Chers frères et sœurs,
Qu’est-ce qu’on comprend par « conversion »? Prendre la décision au début de ce blocus de mieux étudier qu’en juin dernier ? Changer de marque de chaussures, parce que – en toute honnêteté – elles sont un peu trop chères pour mon portefeuille, ou pour le portefeuille de mes parents ? Ou prenons encore quelques autres exemples : Ne plus jamais prendre l’avion, mais si ensuite je vais partout en voiture, est-ce que c’est vraiment une conversion ? Ou si je n’aime pas quelqu’un, et que je décide de ne plus l’insulter à chaque fois que je le croise, mais juste l’ignorer, est-ce que c’est une conversion ?
Dans la Bible chaque vraie conversion consiste en deux mouvements. Le premier, qui est orienté vers le passé, est un renoncement au péché, un « repentir ». Le deuxième par contre est orienté vers l’avenir, l’ « à venir de Dieu », et désigne un choix : pas un choix pour un péché qui est un peu plus petit que celui d’avant ou un choix pour un moindre mal, mais un choix positif pour le bien. Le baptême que Saint Jean Baptiste proposait aux Juifs, et qui – dans notre contexte actuel – nous est proposé par l’Église, se trouve au point d’articulation entre ces deux mouvements, entre le renoncement au péché du passé, et le choix pour le bien à l’avenir, le choix pour Dieu.
Mais si le baptême se trouve au milieu de ces deux mouvements, cela veut-il dire que le baptême n’est pas la fin du parcours ? Sommes-nous alors sauvés par notre baptême ? Vous ne m’entendrez certainement pas proclamer l’inverse. Mais ce serait une bêtise de mettre toute notre confiance dans notre baptême, comme le seul moment salutaire de notre vie, qui nous permettrait de nous comporter n’importe comment après. Dieu nous demandera les comptes de toute notre vie, et ne regardera donc pas seulement ce moment sacramentel qui, pour la plupart d’entre nous, a été choisi pour nous par nos parents.
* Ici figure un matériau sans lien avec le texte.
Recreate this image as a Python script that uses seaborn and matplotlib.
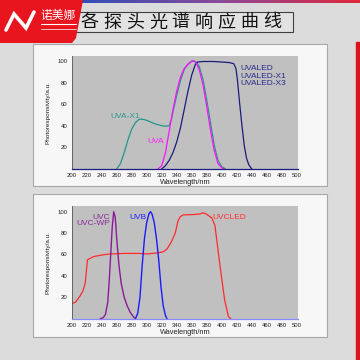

La question que nous devons nous poser est la suivante : nos repentirs nous amènent-ils à une situation immobile, à une stagnation – et vous le savez tous : ce qui n’avance pas, recule – ou sommes-nous des arbres qui produisent de bon fruit ? Laissons-nous travailler en nous notre baptême ? Ou est-ce que la cognée se trouve déjà à nos racines ?
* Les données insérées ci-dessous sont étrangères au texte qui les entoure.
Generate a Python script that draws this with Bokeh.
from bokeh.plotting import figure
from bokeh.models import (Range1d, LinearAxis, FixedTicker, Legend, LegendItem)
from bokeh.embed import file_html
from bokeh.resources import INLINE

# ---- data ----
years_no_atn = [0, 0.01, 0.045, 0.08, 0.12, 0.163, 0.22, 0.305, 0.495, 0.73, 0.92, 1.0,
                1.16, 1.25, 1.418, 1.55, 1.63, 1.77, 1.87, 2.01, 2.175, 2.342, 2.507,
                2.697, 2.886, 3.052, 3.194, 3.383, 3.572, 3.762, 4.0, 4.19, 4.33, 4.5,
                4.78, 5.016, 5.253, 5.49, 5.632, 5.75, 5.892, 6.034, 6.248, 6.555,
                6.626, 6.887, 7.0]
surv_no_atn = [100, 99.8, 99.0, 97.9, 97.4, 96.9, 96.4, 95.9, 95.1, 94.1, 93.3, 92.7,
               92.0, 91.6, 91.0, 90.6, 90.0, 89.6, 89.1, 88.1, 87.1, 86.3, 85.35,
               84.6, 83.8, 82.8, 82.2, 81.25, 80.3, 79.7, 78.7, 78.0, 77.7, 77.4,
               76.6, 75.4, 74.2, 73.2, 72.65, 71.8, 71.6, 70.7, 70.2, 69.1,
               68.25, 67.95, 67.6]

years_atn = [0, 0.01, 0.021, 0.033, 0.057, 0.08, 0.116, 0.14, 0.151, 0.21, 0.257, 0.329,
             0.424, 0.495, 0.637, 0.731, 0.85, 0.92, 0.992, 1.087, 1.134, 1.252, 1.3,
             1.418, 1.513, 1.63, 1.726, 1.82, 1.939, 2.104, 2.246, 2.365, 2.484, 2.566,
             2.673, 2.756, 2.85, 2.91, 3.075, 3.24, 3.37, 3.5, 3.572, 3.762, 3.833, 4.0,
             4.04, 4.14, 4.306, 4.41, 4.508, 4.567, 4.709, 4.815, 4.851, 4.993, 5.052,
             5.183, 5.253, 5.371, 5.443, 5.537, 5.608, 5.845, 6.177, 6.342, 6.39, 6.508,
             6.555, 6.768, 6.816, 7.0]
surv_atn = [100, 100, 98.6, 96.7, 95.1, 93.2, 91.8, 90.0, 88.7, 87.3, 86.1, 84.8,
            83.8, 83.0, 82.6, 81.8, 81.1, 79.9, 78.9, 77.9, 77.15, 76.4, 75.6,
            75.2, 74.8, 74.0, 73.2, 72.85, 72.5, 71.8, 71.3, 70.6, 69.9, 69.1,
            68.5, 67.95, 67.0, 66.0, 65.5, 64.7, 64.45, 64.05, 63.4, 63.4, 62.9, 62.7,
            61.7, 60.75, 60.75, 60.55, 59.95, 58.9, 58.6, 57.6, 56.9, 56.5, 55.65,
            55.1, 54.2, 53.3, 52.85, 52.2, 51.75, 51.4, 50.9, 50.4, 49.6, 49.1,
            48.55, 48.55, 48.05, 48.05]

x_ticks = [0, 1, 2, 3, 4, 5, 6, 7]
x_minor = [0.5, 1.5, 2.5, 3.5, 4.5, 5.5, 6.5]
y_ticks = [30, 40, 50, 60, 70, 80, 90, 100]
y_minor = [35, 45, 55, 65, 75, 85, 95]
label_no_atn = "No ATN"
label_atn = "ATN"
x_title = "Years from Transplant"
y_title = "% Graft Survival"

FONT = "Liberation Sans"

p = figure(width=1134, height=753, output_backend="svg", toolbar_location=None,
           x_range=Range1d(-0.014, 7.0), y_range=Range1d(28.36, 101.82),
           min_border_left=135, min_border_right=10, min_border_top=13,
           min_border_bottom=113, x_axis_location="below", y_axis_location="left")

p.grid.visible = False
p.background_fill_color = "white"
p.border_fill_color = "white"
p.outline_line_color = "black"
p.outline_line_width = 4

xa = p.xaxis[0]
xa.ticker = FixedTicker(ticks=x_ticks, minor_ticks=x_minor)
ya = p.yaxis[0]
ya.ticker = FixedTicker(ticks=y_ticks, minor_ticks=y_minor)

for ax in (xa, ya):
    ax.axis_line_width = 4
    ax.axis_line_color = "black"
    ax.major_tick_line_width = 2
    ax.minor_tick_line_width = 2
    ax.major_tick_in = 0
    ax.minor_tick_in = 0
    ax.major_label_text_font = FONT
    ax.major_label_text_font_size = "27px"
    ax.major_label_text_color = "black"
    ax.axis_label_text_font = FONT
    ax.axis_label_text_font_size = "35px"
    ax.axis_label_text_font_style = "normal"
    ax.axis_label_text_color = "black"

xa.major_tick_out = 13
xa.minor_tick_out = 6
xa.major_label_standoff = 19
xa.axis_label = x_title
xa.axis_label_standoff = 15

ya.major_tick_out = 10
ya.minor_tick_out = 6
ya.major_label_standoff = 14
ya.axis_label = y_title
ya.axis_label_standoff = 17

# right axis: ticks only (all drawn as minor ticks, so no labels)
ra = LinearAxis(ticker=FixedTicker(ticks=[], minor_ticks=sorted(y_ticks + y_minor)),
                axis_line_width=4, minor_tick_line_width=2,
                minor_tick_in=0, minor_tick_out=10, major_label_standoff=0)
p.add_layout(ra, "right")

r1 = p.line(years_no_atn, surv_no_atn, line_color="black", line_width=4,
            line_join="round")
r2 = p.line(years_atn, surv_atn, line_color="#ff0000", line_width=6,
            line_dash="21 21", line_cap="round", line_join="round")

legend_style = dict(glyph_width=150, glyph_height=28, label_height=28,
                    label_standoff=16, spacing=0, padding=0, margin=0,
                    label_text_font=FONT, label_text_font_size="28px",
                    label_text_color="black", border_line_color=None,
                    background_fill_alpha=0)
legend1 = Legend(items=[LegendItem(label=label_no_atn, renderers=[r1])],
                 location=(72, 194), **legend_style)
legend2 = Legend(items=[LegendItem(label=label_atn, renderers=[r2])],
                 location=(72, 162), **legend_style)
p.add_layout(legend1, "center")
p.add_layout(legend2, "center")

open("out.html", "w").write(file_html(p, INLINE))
Après avoir entendu ces reproches et cet appel de Saint Jean Baptiste, vous vous dites sans doute : « Mais elle est dure, cette parole ! Qui peut l’entendre ? » Et cette réaction est exactement la même que celle des disciples de Jésus à un de ces discours. L’Évangile est la bonne nouvelle, mais elle n’est pas une nouvelle facile. Malgré tout, chers frères et sœurs, n’ayons pas peur. Aujourd’hui Saint Jean Baptiste nous annonce déjà l’aide, que Jésus vient nous apporter. Il dit que Jésus nous « baptisera dans l’Esprit Saint et le feu ». Jésus nous donne l’Esprit, c’est-à-dire la force de l’amour divin. Il nous donne cet Esprit pas seulement comme un symbole, ou comme une confirmation de notre renoncement au péché, mais comme une source d’énergie pour une vie réellement changée, pour devenir un arbre qui a retrouvé son élan vital et qui peut désormais produire de bon fruit.
Dans une lettre pastorale sur l’Avent, Saint Charles Borromée dit ceci : « … de même que le Christ est venu au monde une seule fois en s’incarnant, de même, si nous enlevons tout obstacle de notre part, il est prêt à venir à nous de nouveau, à toute heure et à tout instant, pour habiter spirituellement dans nos cœurs avec l’abondance de ses grâces ». Chers frères et sœurs, souvenons-nous donc, pendant cet Avent, de notre baptême déjà reçu en Jésus Christ et ce, pour accueillir pleinement la grâce de l’Esprit Saint, pour que cet Esprit Saint puisse nous donner la force de nous convertir vraiment, afin de porter de bons fruits qui plaisent à Dieu. Laissons cet Esprit naître en nous, accueillons-le comme un jeune couple de parents accueille son premier-né. Amen.